Biotechnologies
Le G20 agricole et le projet Breedwheat relancent la recherche variétale en blé
« JE REVE D’UN BLE captant l’azote de l’air, d’un maïs résistant au stress hydrique ou encore de cultures dédiées aux biocraburants au meilleur rendement énergétique », confiait Patrick Durand, coprésident de la Commission environnement de la Société des agriculteurs de France lors d’un colloque sur les biotechnologies végétales organisé par la Saf le 20 septembre à Paris. Ces variétés relevant pour l’instant de la science fiction pourraient voir le jour grâce aux biotechnologies végétales et en particulier grâce à la connaissance du génome des plantes. Si celui du maïs a déjà été intégralement séquencé en novembre 2009, celui du blé, première céréale consommée dans le monde, suscite bien des convoitises. Le manque d’intérêt passé d’une grande partie de la recherche privée et l’ampleur du travail nécessaire pour dresser la carte génétique de la graminée ont considérablement limité les progrès variétaux par rapport au maïs et au soja. Leurs surfaces ont d’ailleurs fortement progressé dans le monde au détriment du blé, traduisant en partie les progrès permis par la biotechnologie et notamment les OGM, pour l’instant absent en blé. Une situation amenée à évoluer au regard des décisions prises par le G20 agricole et la recherche publique française, soutenus par les entreprises privées.

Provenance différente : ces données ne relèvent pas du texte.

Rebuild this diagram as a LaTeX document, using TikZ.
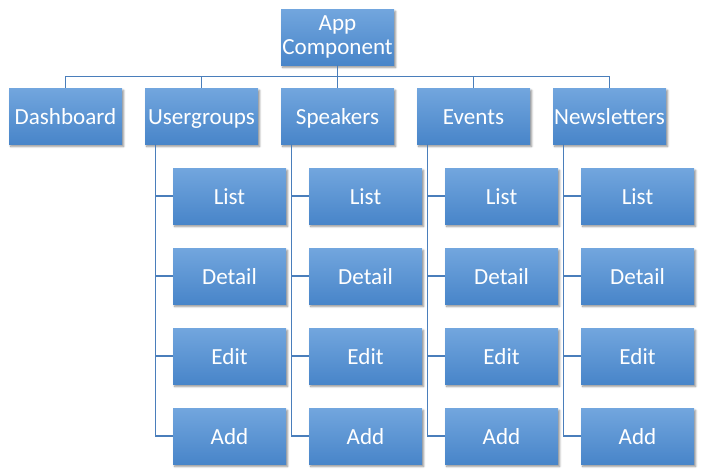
\documentclass[tikz,border=0pt]{standalone}
\usepackage{fontspec}
\setmainfont{Carlito}
\usetikzlibrary{shadows.blur}
\definecolor{boxtop}{RGB}{114,166,222}
\definecolor{boxbot}{RGB}{72,133,201}
\definecolor{linec}{RGB}{74,126,187}
\begin{document}
\begin{tikzpicture}[x=0.75pt,y=-0.75pt,
  boxbase/.style={rectangle, minimum width=84.75pt, minimum height=42pt, inner sep=0pt,
    top color=boxtop, bottom color=boxbot, draw=none, text=white,
    font=\fontsize{17.3}{18.5}\selectfont,
    blur shadow={shadow xshift=1.2pt, shadow yshift=-1.8pt, shadow blur steps=6, shadow blur radius=1.5pt, shadow opacity=45}},
  box/.style={boxbase, text height=12pt, text depth=0pt},
  appbox/.style={boxbase, align=center, font=\fontsize{17.3}{18.2}\selectfont},
  conn/.style={draw=linec, line width=0.8pt}]
\useasboundingbox (0,0) rectangle (706,475);
\node[appbox] (app) at (337.5,37) {App\\Component};
\path[use as bounding box] (0,0) rectangle (706,475);
\node[box] (dash) at (65.5,116) {Dashboard};
\foreach \n/\t/\x in {ug/Usergroups/201.5, sp/Speakers/337.5, ev/Events/473.5, nl/Newsletters/609.5}{
  \node[box] (\n) at (\x,116) {\t};
  \node[box] (\n L) at (\x+28,196) {List};
  \node[box] (\n D) at (\x+28,276) {Detail};
  \node[box] (\n E) at (\x+28,356) {Edit};
  \node[box] (\n A) at (\x+28,436) {Add};
}
\foreach \n in {dash,ug,sp,ev,nl}{
  \draw[conn] (app.south) -- ++(0,11) -| (\n.north);
}
\foreach \n in {ug,sp,ev,nl}{
  \foreach \c in {L,D,E,A}{
    \draw[conn] ([xshift=8.25pt]\n.south west) |- (\n\c.west);
  }
}
\end{tikzpicture}
\end{document}
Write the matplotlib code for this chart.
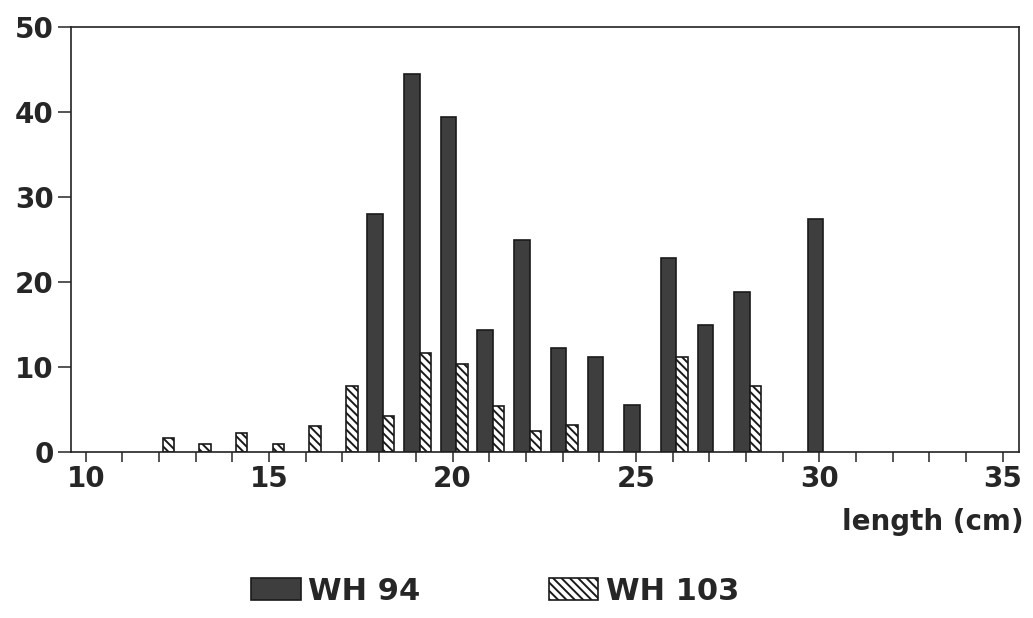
import numpy as np
import matplotlib
matplotlib.use('Agg')
import matplotlib.pyplot as plt
from matplotlib.ticker import MultipleLocator

plt.rcParams['font.family'] = 'DejaVu Sans'
plt.rcParams['font.weight'] = 'bold'
plt.rcParams['hatch.linewidth'] = 1.4
plt.rcParams['text.color'] = '#262626'
plt.rcParams['axes.labelcolor'] = '#262626'

# length classes (cm) and counts
wh94_len = [18, 19, 20, 21, 22, 23, 24, 25, 26, 27, 28, 30]
wh94_n = [28.0, 44.5, 39.4, 14.4, 25.0, 12.2, 11.2, 5.5, 22.8, 15.0, 18.8, 27.4]

wh103_len = [12, 13, 14, 15, 16, 17, 18, 19, 20, 21, 22, 23, 26, 28]
wh103_n = [1.7, 1.0, 2.2, 1.0, 3.1, 7.8, 4.2, 11.6, 10.4, 5.4, 2.5, 3.2, 11.2, 7.8]

x_ticks = [10, 15, 20, 25, 30, 35]
y_ticks = [0, 10, 20, 30, 40, 50]

fig = plt.figure(figsize=(10.33, 6.18), dpi=100)
ax = fig.add_axes([0.0684, 0.2686, 0.9180, 0.6877])

ax.bar(np.array(wh94_len) - 0.32, wh94_n, width=0.42, align='edge',
       color='#3e3e3e', edgecolor='#1a1a1a', linewidth=1.2, label='WH 94')
ax.bar(np.array(wh103_len) + 0.1, wh103_n, width=0.31, align='edge',
       color='white', edgecolor='#1a1a1a', linewidth=1.2, hatch='\\\\\\\\',
       label='WH 103')

ax.set_xlim(9.59, 35.44)
ax.set_ylim(0, 50)
ax.set_xticks(x_ticks)
ax.xaxis.set_minor_locator(MultipleLocator(1))
ax.set_yticks(y_ticks)

ax.tick_params(axis='x', which='both', direction='out', length=7.5, width=1.1,
               pad=2, labelsize=20, colors='#262626')
ax.tick_params(axis='y', direction='out', length=9.5, width=1.1, pad=2.5,
               labelsize=20, colors='#262626')
for s in ax.spines.values():
    s.set_linewidth(1.2)
    s.set_color('#222222')

ax.set_xlabel('length (cm)', fontsize=20, fontweight='bold', ha='right')
ax.xaxis.set_label_coords(1.005, -0.132)

fig.legend(loc='center', bbox_to_anchor=(495 / 1033, 1 - 591 / 618),
           ncol=2, frameon=False, fontsize=22, handlelength=1.63,
           handleheight=0.75, handletextpad=0.23, columnspacing=4.2,
           borderpad=0, borderaxespad=0)

plt.savefig('out.png', dpi=100)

Le séquençage du blé pourrait être une réalité d’ici 3 ans, selon Catherine Feuillet
Parmi les 5 mesures prises lors de la signature de l’accord du G20 agricole figure la recherche agricole et notamment le séquençage du blé, dont les efforts de recherche sont en très nette perte de vitesse au profit d’autres espèces jugées plus rentables. Les rendements en blé stagnent dans le monde depuis le milieu des années 90, mais pas uniquement à cause du retrait de la recherche. « Le progrès génétique a été continu mais les incidents climatiques de plus en plus violents et fréquents expliquent la stagnation observée. Il faut intégrer le réchauffement du climat dans nos recherches », explique Catherine Feuillet, directrice de recherche à l’Inra Clermont- Ferrand. « Mais il manque une pièce essentielle : la séquence du génome du blé qui comporte environ 90.000 gênes », ajoute t-elle. Un travail considérable pour les chercheurs puisque, à titre de comparaison, « la taille du génome du maïs correspond à la distance Paris-Strasbourg quand celui du blé représente Paris-Melbourne ! » Pour la chercheuse française le séquençage du génome du blé « pourrait être achevé d’ici trois ans si tous les moyens sont là ».
L’idée générale de ce projet international est de faire progresser plus rapidement la recherche variétale sur le blé en mettant en commun toutes les forces scientifiques des pays participants. « La communauté scientifique internationale n’a aucun problème avec l’idée de travailler ensemble, car nous connaissons tous l’ampleur du travail », assure Catherine Feuillet. Concernant l’accès aux ressources scientifiques, « la séquence brute du blé sera disponible pour tous, mais certains marqueurs seront codés et ne seront accessibles que par certaines sociétés privées, notamment celles qui participent déjà activement aux recherches », précise Catherine Feuillet.
Breedwheat, un projet global pour doper la recherche française sur le blé
Le 29 septembre dernier, c’est le programme Breedwheat, une initiative française de l’Inra, qui a été lancé, avec Catherine Feuillet à ses commandes. Il s’agit du premier projet d’investissement d’avenir de la catégorie “Biotechnologie Bioressources”. Breedwheat, auquel participe également le secteur privé*, entend « lever des verrous scientifiques et technologiques qui ont jusqu’à présent empêché le développement d’outils performants pour la sélection moléculaire ainsi que l’exploitation efficace des ressources génétiques en amélioration » selon l’Inra. Avec un budget de 34 M€ sur neuf ans dont 9 M€ attribués par l’Agence nationale de la recherche, Breedwheat a pour ambition « de renforcer la compétitivité de la filière de sélection et de production du blé en France ». Les recherches concerneront en priorité l’amélioration du rendement, la tolérance aux stress (insectes, maladies, sécheresse...) et la qualité du blé. Le pôle de compétitivité, Céréales Vallée en Auvergne, a en charge la diffusion des résultats et la formation du projet Breedwheat.
* 26 partenaires dont 15 unités de recherche (Inra, universités...) et 11 industriels, à savoir : Arvalis-Institut du végétal, RAGT, Bioplante, Biogemma, Limagrain Europe, Syngenta, Agri Obtention SA, Momont, Caussade Semences, Bayer SAS-Bayer CropScience et Secobra Recherches.